Alternatively, a single point light source may be used, the position of which may be altered to allow for various directions of illumination during image capture. This may be done with a turntable or other moveable device. Multiple image capture devices may be used with either a single or multiple point light sources. In each case, the images may still be superimposed to obtain a single, composite image. Improved images are possible as long as the relative positions of either the illuminated region and image capture device, illuminated region and light source or light source and image capture device are constant, to enable image processing.

Point light sources other than LEDs may be used in the illumination system, and alternative image capture devices, such as CMOS (complementary metal-oxide semiconductor) devices may be used.

Claims

1. A method of imaging a fragmentation pattern formed, in accordance with ECE R43, in a single ply of toughened glass having first and second opposing surfaces; comprising:

aligning a region of the fragmentation pattern with an image capture device, the image capture device being arranged in a spaced relationship with the first surface of the ply of glass to capture images of the region when being illuminated in transmission;

illuminating the region from a first illumination direction and capturing a first image of the region;

illuminating the region from at least a second illumination direction and capturing at least a second image of the region; and

superimposing the images to produce a composite image of the region.

2. The method of claim 1, wherein light from the first and at least second illumination directions is provided by separate point light sources.

3. The method of claim 2, wherein the light sources are light emitting diodes.

4. The method of claim 1, wherein the light is provided by a single light source.

5. The method of claim 1, wherein the image capture device captures an image of the fragmentation pattern formed on a screen.

6. The method of claim 1, further comprising the steps of:

illuminating the region from a third illumination direction and capturing a third image of the region;

illuminating the region from a fourth illumination direction and capturing at least a fourth image of the region;

before superimposing the images to produce a composite image of the region.

7. The method of claim 1, wherein the images captured are bright-field images.

8. The method of claim 1, wherein the images captured are dark-field images.

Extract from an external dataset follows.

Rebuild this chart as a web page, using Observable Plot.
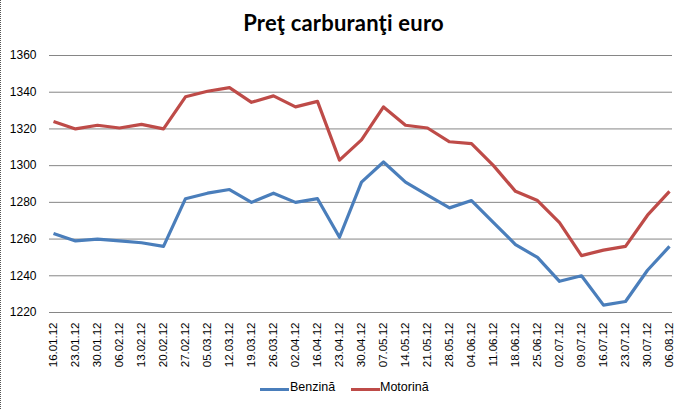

9. Vehicle glazing optical inspection apparatus, for imaging a fragmentation pattern formed, in accordance with ECE R43, in a single ply of toughened glass having first and second opposing surfaces; comprising:

a support surface;

an illumination system, positioned so as to illuminate a ply of toughened glass placed on the support surface in transmission; and

an imaging arrangement;

wherein the illumination system comprises at least two point light sources inclined at an angle of α to the vertical, and positioned to illuminate the ply of toughened glass in complementary illumination directions.

10. The apparatus of claim 9, wherein the illumination system comprises four point light sources.

11. The apparatus of claim 9, wherein the point light sources are light emitting diode arrangements.

12. The apparatus of claim 11, wherein the light emitting diode arrangements comprise an LED and lens arrangement housed within a casing.

13. The apparatus of claim 9, wherein the imaging arrangement comprises a housing in which an image capture device, focussing means and a translucent scattering surface are mounted.

14. The apparatus of claim 13, wherein the image capture device is an area scan CCD (charge coupled device) camera.

15. The apparatus of claim 9, wherein the angle α is in the range of 5° to 15°.